A few days after I posted my Music Monday about Erroll Garner I was playing my regular gig at Novita in Metuchen NJ when a gentleman came in and sat at the table right in front of the piano. I love to people watch while playing the piano, so I’m checking everyone out and I can tell this man is really into the music. He’s smiling and bobbing his head, and clapping after every solo and every tune. When we finished the set I stopped by his table to thank him for coming out and enjoying the music and we began talking. He discovered me online a few days ago and after watching some Youtube clips decided to come out and see my show. I was appreciative but I was really thirsty and about to walk away from his table when he says, “We have two things in common: we both love Erroll Garner and Norman OK.” (Norman OK is my hometown). I was floored! Plenty of people love one or the other, but never the combination!

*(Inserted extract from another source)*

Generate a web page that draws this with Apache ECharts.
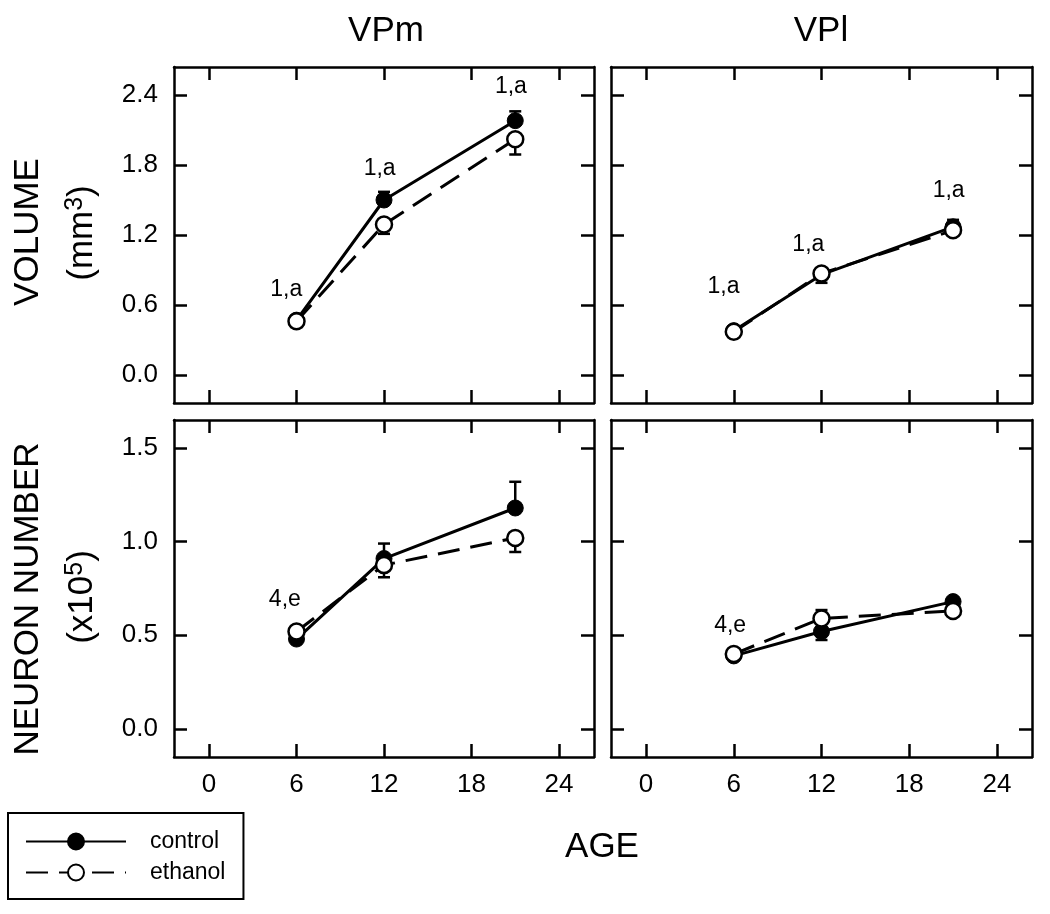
<!DOCTYPE html>
<html><head><meta charset="utf-8">
<script src="https://cdn.jsdelivr.net/npm/echarts@6/dist/echarts.min.js"></script>
<style>html,body{margin:0;padding:0;background:#fff}#c{width:1050px;height:914px}</style>
</head><body><div id="c"></div>
<script>
// ---------- data ----------
const ages = [6, 12, 21];
const xTicks = [0, 6, 12, 18, 24];
const volTicks = [0.0, 0.6, 1.2, 1.8, 2.4];
const neuTicks = [0.0, 0.5, 1.0, 1.5];
const panelTitles = ['VPm', 'VPl'];
const seriesNames = ['control', 'ethanol'];

// VPm volume (mm^3)
const vpmVolControl = [0.47, 1.50, 2.18];
const vpmVolControlCap = [null, 1.57, 2.26];
const vpmVolEthanol = [0.46, 1.29, 2.02];
const vpmVolEthanolCap = [0.41, 1.21, 1.89];
const vpmVolNotes = [['1,a', 5.3, 0.73], ['1,a', 11.7, 1.77], ['1,a', 20.7, 2.47]];

// VPl volume (mm^3)
const vplVolControl = [0.38, 0.86, 1.27];
const vplVolControlCap = [null, null, 1.33];
const vplVolEthanol = [0.37, 0.87, 1.24];
const vplVolEthanolCap = [null, 0.79, null];
const vplVolNotes = [['1,a', 5.3, 0.76], ['1,a', 11.1, 1.12], ['1,a', 20.7, 1.58]];

// VPm neuron number (x10^5)
const vpmNeuControl = [0.48, 0.91, 1.18];
const vpmNeuControlCap = [null, 0.99, 1.32];
const vpmNeuEthanol = [0.52, 0.875, 1.02];
const vpmNeuEthanolCap = [null, 0.81, 0.945];
const vpmNeuNotes = [['4,e', 5.2, 0.69]];

// VPl neuron number (x10^5)
const vplNeuControl = [0.39, 0.52, 0.68];
const vplNeuControlCap = [null, 0.475, null];
const vplNeuEthanol = [0.40, 0.59, 0.63];
const vplNeuEthanolCap = [null, 0.635, null];
const vplNeuNotes = [['4,e', 5.75, 0.55]];

// ---------- layout ----------
const FONT = 'Liberation Sans, Arial, sans-serif';
const LW = 2.5;
const DLW = 3;
const panels = [
  {grid: {left: 174, top: 67, width: 420, height: 336}, yMin: -0.24, yMax: 2.64, yTicks: volTicks, leftCol: true, bottomRow: false,
   ctrl: vpmVolControl, ctrlCap: vpmVolControlCap, eth: vpmVolEthanol, ethCap: vpmVolEthanolCap, notes: vpmVolNotes},
  {grid: {left: 611, top: 67, width: 421, height: 336}, yMin: -0.24, yMax: 2.64, yTicks: volTicks, leftCol: false, bottomRow: false,
   ctrl: vplVolControl, ctrlCap: vplVolControlCap, eth: vplVolEthanol, ethCap: vplVolEthanolCap, notes: vplVolNotes},
  {grid: {left: 174, top: 420, width: 420, height: 337}, yMin: -0.15, yMax: 1.65, yTicks: neuTicks, leftCol: true, bottomRow: true,
   ctrl: vpmNeuControl, ctrlCap: vpmNeuControlCap, eth: vpmNeuEthanol, ethCap: vpmNeuEthanolCap, notes: vpmNeuNotes},
  {grid: {left: 611, top: 420, width: 421, height: 337}, yMin: -0.15, yMax: 1.65, yTicks: neuTicks, leftCol: false, bottomRow: true,
   ctrl: vplNeuControl, ctrlCap: vplNeuControlCap, eth: vplNeuEthanol, ethCap: vplNeuEthanolCap, notes: vplNeuNotes}
];

const grids = [], xAxes = [], yAxes = [], series = [];
const lineStyle = {color: '#000', width: LW};
const tickStyle = {inside: true, length: 13, lineStyle: {color: '#000', width: LW}};

function errRender(params, api) {
  const x = api.value(0), y = api.value(1), cap = api.value(2);
  const p0 = api.coord([x, y]);
  const p1 = api.coord([x, cap]);
  return {type: 'group', children: [
    {type: 'line', shape: {x1: p0[0], y1: p0[1], x2: p1[0], y2: p1[1]}, style: {stroke: '#000', lineWidth: LW}},
    {type: 'line', shape: {x1: p1[0] - 6, y1: p1[1], x2: p1[0] + 6, y2: p1[1]}, style: {stroke: '#000', lineWidth: LW}}
  ]};
}

panels.forEach((p, gi) => {
  grids.push(p.grid);
  const xb = xAxes.length;
  [['bottom', p.bottomRow], ['top', false]].forEach(([pos, lab]) => {
    xAxes.push({type: 'value', gridIndex: gi, position: pos, min: -2.4, max: 26.4,
      axisLine: {show: true, onZero: false, lineStyle: lineStyle},
      axisTick: Object.assign({customValues: xTicks}, tickStyle),
      axisLabel: {show: lab, customValues: xTicks, margin: 15, fontSize: 26, fontFamily: FONT, color: '#000'},
      splitLine: {show: false}});
  });
  const yb = yAxes.length;
  [['left', p.leftCol], ['right', false]].forEach(([pos, lab]) => {
    yAxes.push({type: 'value', gridIndex: gi, position: pos, min: p.yMin, max: p.yMax,
      axisLine: {show: true, onZero: false, lineStyle: lineStyle},
      axisTick: Object.assign({customValues: p.yTicks}, tickStyle),
      axisLabel: {show: lab, customValues: p.yTicks, margin: 16, fontSize: 26, fontFamily: FONT, color: '#000',
        formatter: v => Number(v).toFixed(1)},
      splitLine: {show: false}});
  });
  const mk = (vals) => ages.map((a, i) => [a, vals[i]]);
  const mkErr = (vals, caps) => ages.map((a, i) => caps[i] == null ? null : [a, vals[i], caps[i]]).filter(d => d);
  series.push({type: 'custom', name: 'err', xAxisIndex: xb, yAxisIndex: yb, renderItem: errRender,
    data: mkErr(p.ctrl, p.ctrlCap).concat(mkErr(p.eth, p.ethCap)), encode: {x: 0, y: 1}, z: 1, silent: true});
  series.push({type: 'line', name: seriesNames[0], xAxisIndex: xb, yAxisIndex: yb, data: mk(p.ctrl),
    symbol: 'circle', symbolSize: 16, lineStyle: {color: '#000', width: DLW, type: 'solid'},
    itemStyle: {color: '#000', borderColor: '#000', borderWidth: 1}, z: 2});
  series.push({type: 'line', name: seriesNames[1], xAxisIndex: xb, yAxisIndex: yb, data: mk(p.eth),
    symbol: 'circle', symbolSize: 16, lineStyle: {color: '#000', width: DLW, type: [22, 11]},
    itemStyle: {color: '#fff', borderColor: '#000', borderWidth: LW}, z: 3});
  series.push({type: 'scatter', name: 'notes', xAxisIndex: xb, yAxisIndex: yb, symbolSize: 0, silent: true,
    itemStyle: {opacity: 1, color: '#000'},
    data: p.notes.map(n => [n[1], n[2], n[0]]),
    label: {show: true, position: 'inside', formatter: d => d.value[2], fontSize: 23, fontFamily: FONT, color: '#000', opacity: 1}, z: 4});
});

const txt = (text, x, y, size, rot) => ({type: 'text', x: x, y: y, rotation: rot || 0,
  style: {text: text, fontSize: size, fontFamily: FONT, fill: '#000', align: 'center', verticalAlign: 'middle',
    rich: {b: {fontSize: size, fontFamily: FONT}, s: {fontSize: 25, fontFamily: FONT, padding: [0, 0, 14, 0]}}}});

const option = {
  animation: false,
  backgroundColor: '#fff',
  grid: grids,
  xAxis: xAxes,
  yAxis: yAxes,
  series: series,
  legend: {data: seriesNames, orient: 'vertical', left: 8, top: 813, itemWidth: 100, itemHeight: 20, itemGap: 8,
    padding: [17, 18, 15, 17], borderColor: '#000', borderWidth: 2, selectedMode: false,
    textStyle: {fontSize: 23, fontFamily: FONT, color: '#000', padding: [0, 0, 0, 19]}},
  graphic: [
    txt(panelTitles[0], 386, 31, 35),
    txt(panelTitles[1], 821, 31, 35),
    txt('AGE', 602, 847, 35),
    txt('VOLUME', 28, 232, 35, Math.PI / 2),
    txt('{b|(mm}{s|3}{b|)}', 82, 233, 35, Math.PI / 2),
    txt('NEURON NUMBER', 28, 599, 35, Math.PI / 2),
    txt('{b|(x10}{s|5}{b|)}', 82, 597, 35, Math.PI / 2)
  ]
};
const chart = echarts.init(document.getElementById('c'));
chart.setOption(option);
</script>
</body></html>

I didn’t know what to say; I think I was just staring at him in shock because he continued and said: “Actually I wrote the book on Erroll Garner.” This shocked me even more because I have an extensive Jazz library and I’ve never HEARD of a book about Erroll Garner. At first I thought, maybe he means it as a figure of speech? But, No! I was wrong! I was talking to none other than Jim Doran, author of Erroll Garner: The Most Happy Piano. He’s actually in the documentary about Garner which I told you about a few weeks ago, “No One Can Hear You Read” as well. It was amazing to sit with him and hear stories of seeing E.G. perform and hanging out with him over the years. It felt very special to me that this gentleman who had known E.G. and watched him perform so many times was at my gig in NJ to see me. It always makes me smile when I realize how small the Jazz Community really is, and I’m so happy to be apart of it.
Jim told me that before the book went out of print he saved a few copies and one of them was for me. I received it in the mail last week.
As we continued talking he shared with me that he went to college at the University of Oklahoma (in Norman OK) and spent many happy years in my hometown. Jim even donated a Bosendorfer piano to the music school at OU a few years ago.
Sometimes in this business it can feel like fighting a never-ending battle: booking gigs, promoting gigs, struggling, struggling, struggling all the time; and it’s easy to get separated from the joy of making people happy by sharing the music. Meeting people like Jim and sharing my love of this music with them is the reason I do what I do, and I’m so thankful that last week he came out to my gig and reminded me of that.